Will Cladek wrote:
The following happens on both tshark 1.0.15 installed from Red Hat
package on CentOS 5 and 1.2.15 from package on CentOS 6.
I am attempting to run tshark on a high-utilization link in a manner
that will print out, using display filters, the user agents of all HTTP
requests. The first problem is that by default, tshark writes all raw
data to temporary capture files in /tmp, so if you leave it running
endlessly, it fills up all of the disk space on the system. To resolve
this, I use the -b option to write to a few files of a set size which
are overwritten.
With just the -b option, I can seemingly run tshark endlessly. For
instance, I ran the following simple capture overnight:
#> tshark -b filesize:100000 -b files:5 -w test.pcap -i eth4
And came back the next morning with over a billion packets having been
processed, but no complaints.
My problem comes when I throw in the -S option to print out the decoded
packets as well for my aforementioned purpose. I run the following
command:
#> tshark -S -b filesize:100000 -b files:5 -w test.pcap -i eth4 > /dev/null
And every time, within a minute, tshark crashes with the message:
tshark: The file "test_00005_20130111092347.pcap" doesn't exist.
(The name of the .pcap file will obviously vary.)

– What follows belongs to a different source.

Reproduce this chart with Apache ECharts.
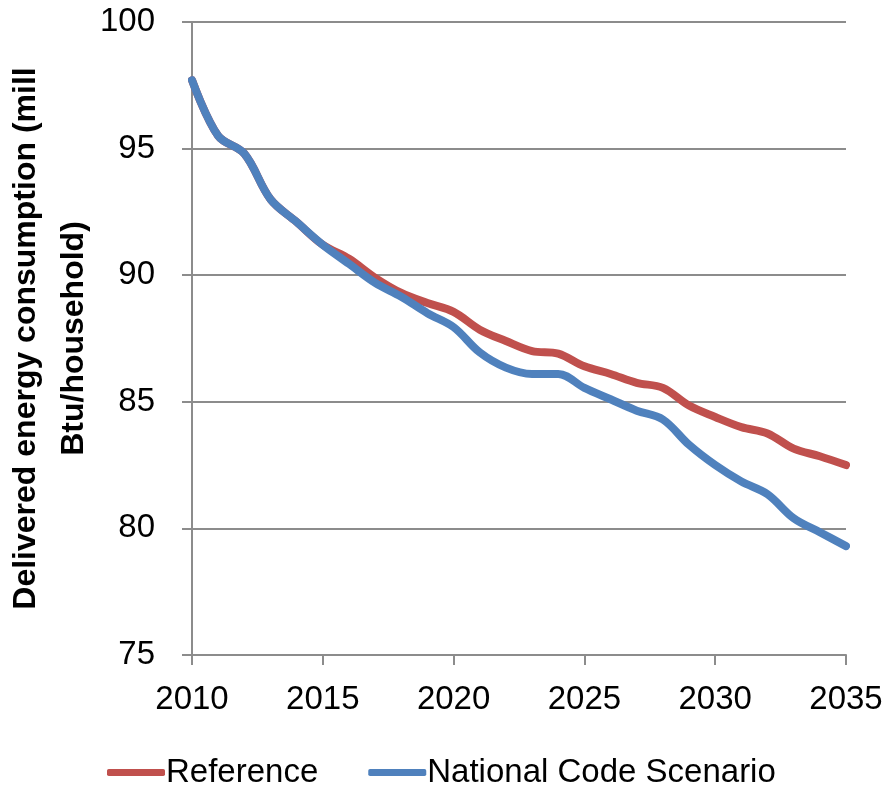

This is follwed by either "Segmentation fault" or something like "***
glibc detected *** tshark: double free or corruption (fasttop):
0x00002ba03da05de0 ***" followed by a printed out Backtrace.
It appears that there is some kind of condition where tshark tries to
delete a ring buffer file that's already been deleted, and this only
occurs when the -S flag is used.
This is an old problem:
https://bugs.wireshark.org/bugzilla/show_bug.cgi?id=1650
Basically tshark isn't keeping up with the rate of traffic that dumpcap
(the capture utility) is writing. dumpcap has gotten N (in your case 5)
files ahead of tshark and removed a file before tshark even got to it.
In other words: dumpcap is writing packets much faster than tshark is
able to read and decode them and then print out the results of that decode.
One suggestion would be to avoid doing a full decode and print ("-S")
but rather limit the decode output significantly ("tshark -T fields
-ehttp.referer"). That might help. You could also mess with process
priorities and the like but I doubt that would buy you much.